ANA Holdings Inc.’s plan to launch a new low-cost carrier has doubters already, given the coronavirus pandemic’s impact on airlines worldwide and an industry trend toward retrenching.
The company said Tuesday it will launch a new budget brand around fiscal year 2022, targeting medium-distance flights to Southeast Asia and Oceania. That coincided with the carrier unveiling a restructuring plan involving cost reductions and halted plane orders.
“There are significant risks over whether this can be a success,” Goldman Sachs Group Inc. analysts including Ben Hartwright said in a report Wednesday.
There have been few successful regional carriers and the launch of the new brand may impact ANA’s cost efficiencies and add complexities to its operation, the analysts said. The carrier is predicting its biggest-ever operating loss of 505 billion yen ($4.8 billion) for this fiscal year as the pandemic decimates demand.
James Teo, an analyst at Bloomberg Intelligence, said it may not be a good time for ANA to launch a new brand given the investment it requires.
The pandemic has crippled the global aviation industry, with many slashing jobs and securing funding to ride out the crisis. Cathay Pacific Airways Ltd. will close its regional carrier Dragon as it slashes 5,000 jobs.
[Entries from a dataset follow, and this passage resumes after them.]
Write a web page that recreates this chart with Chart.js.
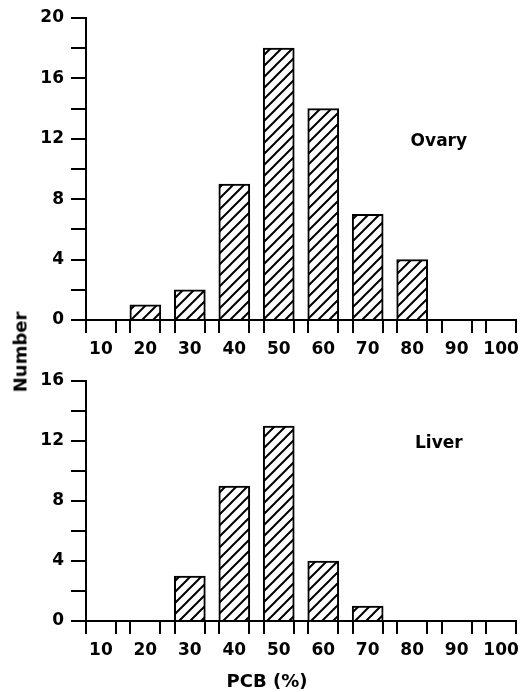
<!DOCTYPE html>
<html>
<head>
<meta charset="utf-8">
<script src="https://cdn.jsdelivr.net/npm/chart.js@4.4.1/dist/chart.umd.min.js"></script>
<style>
  body { margin: 0; background: #fff; }
  #wrap { position: relative; width: 522px; height: 692px; font-family: "DejaVu Sans", sans-serif; }
  canvas { position: absolute; left: 0; }
  #ovary { top: 0; }
  #liver { top: 360px; }
  .lbl { position: absolute; font-size: 18px; font-weight: bold; color: #000; white-space: nowrap; }
  #ytitle { left: 20px; top: 352px; transform: translate(-50%, -50%) rotate(-90deg); }
  #xtitle { left: 267px; top: 680px; transform: translate(-50%, -50%); }
</style>
</head>
<body>
<div id="wrap">
  <canvas id="ovary" width="522" height="360"></canvas>
  <canvas id="liver" width="522" height="332"></canvas>
  <div class="lbl" id="ytitle">Number</div>
  <div class="lbl" id="xtitle">PCB (%)</div>
</div>
<script>
// PCB classes (bar centres) and counts
const bins = [10, 20, 30, 40, 50, 60, 70, 80, 90, 100];
const ovaryCounts = [0, 1, 2, 9, 18, 14, 7, 4, 0, 0];
const liverCounts = [0, 0, 3, 9, 13, 4, 1, 0, 0, 0];
const ovaryMax = 20;
const liverMax = 16;

const HALF = 3.35; // half bar width in x units
const FONT = "DejaVu Sans";

Chart.defaults.color = "#000";
Chart.defaults.font.family = FONT;
Chart.defaults.font.weight = "bold";

// diagonal hatch fill
function hatch() {
  const s = 11;
  const c = document.createElement("canvas");
  c.width = s;
  c.height = s;
  const g = c.getContext("2d");
  g.fillStyle = "#fff";
  g.fillRect(0, 0, s, s);
  g.strokeStyle = "#000";
  g.lineWidth = 2;
  g.beginPath();
  g.moveTo(-2, s + 2); g.lineTo(s + 2, -2);
  g.moveTo(-2, 2); g.lineTo(2, -2);
  g.moveTo(s - 2, s + 2); g.lineTo(s + 2, s - 2);
  g.stroke();
  return g.createPattern(c, "repeat");
}

const panelLabel = {
  id: "panelLabel",
  afterDatasetsDraw(chart, args, opts) {
    const ctx = chart.ctx;
    const x = chart.scales.x.getPixelForValue(opts.x);
    const y = chart.scales.y.getPixelForValue(opts.y);
    ctx.save();
    ctx.font = "bold 17px " + FONT;
    ctx.fillStyle = "#000";
    ctx.textAlign = "center";
    ctx.textBaseline = "middle";
    ctx.fillText(opts.text, x, y);
    ctx.restore();
  },
};

function makeChart(id, counts, yMax, name, topPad, xHeight) {
  const ctx = document.getElementById(id).getContext("2d");
  const xMin = bins[0] - HALF;
  const xMax = bins[bins.length - 1] + HALF;
  return new Chart(ctx, {
    type: "bar",
    data: {
      datasets: [
        {
          data: bins.map((b, i) => ({ x: b, y: counts[i] })),
          backgroundColor: hatch(),
          borderColor: "#000",
          borderWidth: 2,
          barThickness: 31,
        },
      ],
    },
    options: {
      responsive: false,
      animation: false,
      layout: { padding: { top: topPad, right: 3, left: 0, bottom: 0 } },
      plugins: {
        legend: { display: false },
        tooltip: { enabled: false },
        panelLabel: { text: name, x: 86, y: 11.8 },
      },
      scales: {
        x: {
          type: "linear",
          min: xMin,
          max: xMax,
          offset: false,
          afterBuildTicks: (scale) => {
            const t = [];
            bins.forEach((b) => {
              t.push({ value: b - HALF });
              t.push({ value: b });
              t.push({ value: b + HALF });
            });
            scale.ticks = t;
          },
          afterFit: (scale) => {
            scale.height = xHeight;
          },
          grid: {
            offset: false,
            drawOnChartArea: false,
            tickLength: 13,
            lineWidth: 2,
            color: (c) => (c.tick && bins.includes(c.tick.value) ? "rgba(0,0,0,0)" : "#000"),
          },
          border: { color: "#000", width: 2 },
          ticks: {
            autoSkip: false,
            maxRotation: 0,
            minRotation: 0,
            padding: 6,
            font: { size: 17 },
            callback: (v) => (bins.includes(v) ? String(v) : ""),
          },
        },
        y: {
          min: 0,
          max: yMax,
          afterFit: (scale) => {
            scale.width = 86;
          },
          grid: {
            drawOnChartArea: false,
            tickLength: 15,
            lineWidth: 2,
            color: "#000",
          },
          border: { color: "#000", width: 2 },
          ticks: {
            stepSize: 2,
            autoSkip: false,
            padding: 7,
            font: { size: 17 },
            callback: (v) => (v % 4 === 0 ? String(v) : ""),
          },
        },
      },
    },
    plugins: [panelLabel],
  });
}

makeChart("ovary", ovaryCounts, ovaryMax, "Ovary", 18, 40);
makeChart("liver", liverCounts, liverMax, "Liver", 21, 71);
</script>
</body>
</html>
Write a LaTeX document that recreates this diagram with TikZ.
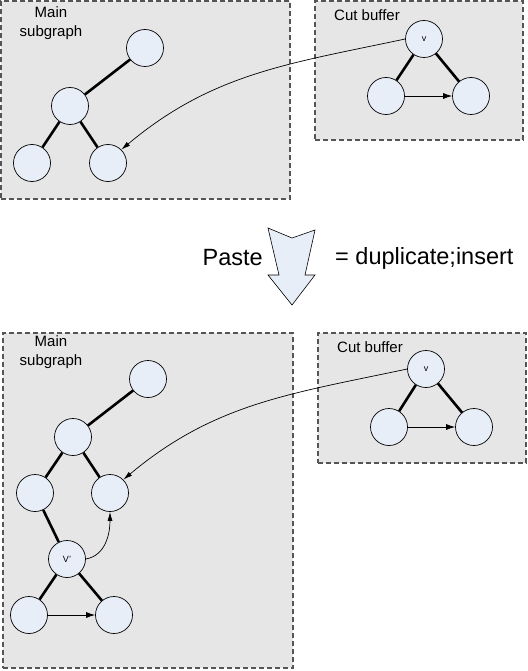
\documentclass[tikz,border=0pt]{standalone}
\usepackage{fontspec}
\setmainfont{Liberation Sans}
\usetikzlibrary{arrows.meta}
\definecolor{panelfill}{HTML}{E6E6E6}
\definecolor{panelline}{HTML}{555555}
\definecolor{nodefill}{HTML}{E8EEF8}
\tikzset{
  panel/.style={draw=panelline, fill=panelfill, dash pattern=on 5pt off 3pt, line width=1.1pt, inner sep=0pt},
  vtx/.style={circle, draw=black, fill=nodefill, line width=0.7pt, minimum size=37pt, inner sep=0pt, font=\fontsize{9}{10}\selectfont},
  tree/.style={line width=2.6pt},
  flow/.style={line width=0.8pt, -{Latex[length=9pt,width=6pt]}},
  curve/.style={line width=0.7pt, -{Latex[length=9pt,width=5pt]}},
  lbl/.style={font=\fontsize{15}{19}\selectfont, inner sep=0pt},
  big/.style={font=\fontsize{23.5}{26}\selectfont, inner sep=0pt}
}
\begin{document}
\begin{tikzpicture}[x=1pt,y=-1pt]
\useasboundingbox (0,0) rectangle (527,671);
% panels
\node[panel, minimum width=289pt, minimum height=198pt] (p1) at (145.5,100) {};
\node[panel, minimum width=208pt, minimum height=139pt] (p2) at (419,70.5) {};
\node[panel, minimum width=290pt, minimum height=335pt] (p3) at (148,500.5) {};
\node[panel, minimum width=208pt, minimum height=130pt] (p4) at (422,398) {};
% labels
\node[lbl, align=center] (l1) at (51,23) {Main\\subgraph};
\node[lbl, anchor=west] (l2) at (334,15) {Cut buffer};
\node[lbl, align=center] (l3) at (51,352) {Main\\subgraph};
\node[lbl, anchor=west] (l4) at (337,347) {Cut buffer};
% top-left tree
\node[vtx] (a1) at (145,48) {};
\node[vtx] (b1) at (70,106) {};
\node[vtx] (c1) at (32,163) {};
\node[vtx] (d1) at (108,163) {};
\draw[tree] (a1) -- (b1);
\draw[tree] (b1) -- (c1);
\draw[tree] (b1) -- (d1);
% top-right buffer
\node[vtx] (v1) at (424,39) {v};
\node[vtx] (e1) at (386,96) {};
\node[vtx] (f1) at (471,96) {};
\draw[tree] (v1) -- (e1);
\draw[tree] (v1) -- (f1);
\draw[flow] (e1) -- (f1);
\draw[curve] (v1.west) to[out=192, in=40] (d1.north east);
% middle
\node[big, anchor=east] (paste) at (263,258) {Paste};
\node[big, anchor=west] (dup) at (335,258) {= duplicate;insert};
\draw[fill=nodefill, line width=0.6pt] (268,228) -- (292,238) -- (315,230) -- (305,275) -- (315,275) -- (292,305) -- (268,275) -- (279,275) -- cycle;
% bottom-left tree
\node[vtx] (a2) at (148,379) {};
\node[vtx] (b2) at (73,437) {};
\node[vtx] (c2) at (35,493) {};
\node[vtx] (d2) at (110,493) {};
\node[vtx] (vp) at (67,559) {V'};
\node[vtx] (e2) at (29,615) {};
\node[vtx] (f2) at (114,615) {};
\draw[tree] (a2) -- (b2);
\draw[tree] (b2) -- (c2);
\draw[tree] (b2) -- (d2);
\draw[tree] (c2) -- (vp);
\draw[tree] (vp) -- (e2);
\draw[tree] (vp) -- (f2);
\draw[flow] (e2) -- (f2);
\draw[curve] (vp.east) to[out=10, in=270] (d2.south);
% bottom-right buffer
\node[vtx] (v2) at (426,369) {v};
\node[vtx] (e3) at (389,427) {};
\node[vtx] (f3) at (474,427) {};
\draw[tree] (v2) -- (e3);
\draw[tree] (v2) -- (f3);
\draw[flow] (e3) -- (f3);
\draw[curve] (v2.west) to[out=192, in=40] (d2.north east);
\end{tikzpicture}
\end{document}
In Japan, overseas visitors to the country fell 99.4% in September from a year earlier as the country largely kept its borders shut.
ANA will try to prevent the new brand from cannibalizing the business of its existing budget carrier, Peach Aviation Ltd., President Shinya Katanozaka said at a news conference.
A rally in ANA shares fizzled out in Tokyo, with the stock being up 0.4% on Wednesday afternoon after rising as much as 4% earlier in the session. The shares have lost 37% this year.